--- start of DATASET EXTRACT ---

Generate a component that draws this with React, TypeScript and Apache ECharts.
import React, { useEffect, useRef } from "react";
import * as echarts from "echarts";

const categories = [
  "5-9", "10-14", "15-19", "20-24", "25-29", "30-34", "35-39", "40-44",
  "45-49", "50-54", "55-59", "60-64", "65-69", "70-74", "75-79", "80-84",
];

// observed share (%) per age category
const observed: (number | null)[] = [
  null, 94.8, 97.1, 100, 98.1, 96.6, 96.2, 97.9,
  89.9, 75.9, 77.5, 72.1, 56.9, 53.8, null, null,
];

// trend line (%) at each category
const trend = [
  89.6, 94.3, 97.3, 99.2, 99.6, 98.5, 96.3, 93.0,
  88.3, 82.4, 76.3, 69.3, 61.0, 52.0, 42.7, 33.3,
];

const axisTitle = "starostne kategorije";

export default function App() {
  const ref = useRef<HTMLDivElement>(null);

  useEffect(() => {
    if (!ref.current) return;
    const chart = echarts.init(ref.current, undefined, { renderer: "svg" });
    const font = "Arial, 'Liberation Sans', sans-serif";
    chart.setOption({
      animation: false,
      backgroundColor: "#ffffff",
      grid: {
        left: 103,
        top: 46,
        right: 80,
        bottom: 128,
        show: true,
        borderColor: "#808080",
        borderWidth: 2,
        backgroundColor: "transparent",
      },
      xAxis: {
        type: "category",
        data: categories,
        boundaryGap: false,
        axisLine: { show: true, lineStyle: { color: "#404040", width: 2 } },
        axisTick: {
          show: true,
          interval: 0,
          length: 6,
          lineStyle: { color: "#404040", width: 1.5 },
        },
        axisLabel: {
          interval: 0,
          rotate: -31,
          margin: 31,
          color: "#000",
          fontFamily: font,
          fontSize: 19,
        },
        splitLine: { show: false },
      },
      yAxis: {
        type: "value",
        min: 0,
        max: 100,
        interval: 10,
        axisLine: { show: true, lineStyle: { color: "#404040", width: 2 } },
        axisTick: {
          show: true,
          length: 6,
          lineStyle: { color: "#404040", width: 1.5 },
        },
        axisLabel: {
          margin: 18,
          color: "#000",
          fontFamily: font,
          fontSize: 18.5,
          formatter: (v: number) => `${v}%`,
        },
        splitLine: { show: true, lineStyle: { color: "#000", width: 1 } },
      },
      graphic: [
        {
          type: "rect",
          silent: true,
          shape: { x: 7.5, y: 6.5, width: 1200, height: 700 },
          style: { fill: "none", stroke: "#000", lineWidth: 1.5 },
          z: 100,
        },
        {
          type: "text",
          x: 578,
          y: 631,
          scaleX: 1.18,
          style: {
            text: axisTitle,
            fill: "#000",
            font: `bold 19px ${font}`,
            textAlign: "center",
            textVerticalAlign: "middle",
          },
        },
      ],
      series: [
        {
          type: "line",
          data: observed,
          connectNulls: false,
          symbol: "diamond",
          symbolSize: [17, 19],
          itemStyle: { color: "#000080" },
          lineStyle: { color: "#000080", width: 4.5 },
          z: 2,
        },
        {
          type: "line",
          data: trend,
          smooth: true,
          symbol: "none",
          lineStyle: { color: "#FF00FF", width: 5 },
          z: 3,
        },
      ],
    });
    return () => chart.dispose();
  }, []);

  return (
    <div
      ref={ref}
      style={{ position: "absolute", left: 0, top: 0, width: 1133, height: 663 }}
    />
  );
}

--- end of DATASET EXTRACT ---

* [WHAT IS BEING ASKED]:
In the listing above, find each line with the word "React" and copy it.

* [COMPLETED EXERCISE]:
Generate a component that draws this with React, TypeScript and Apache ECharts.
import React, { useEffect, useRef } from "react";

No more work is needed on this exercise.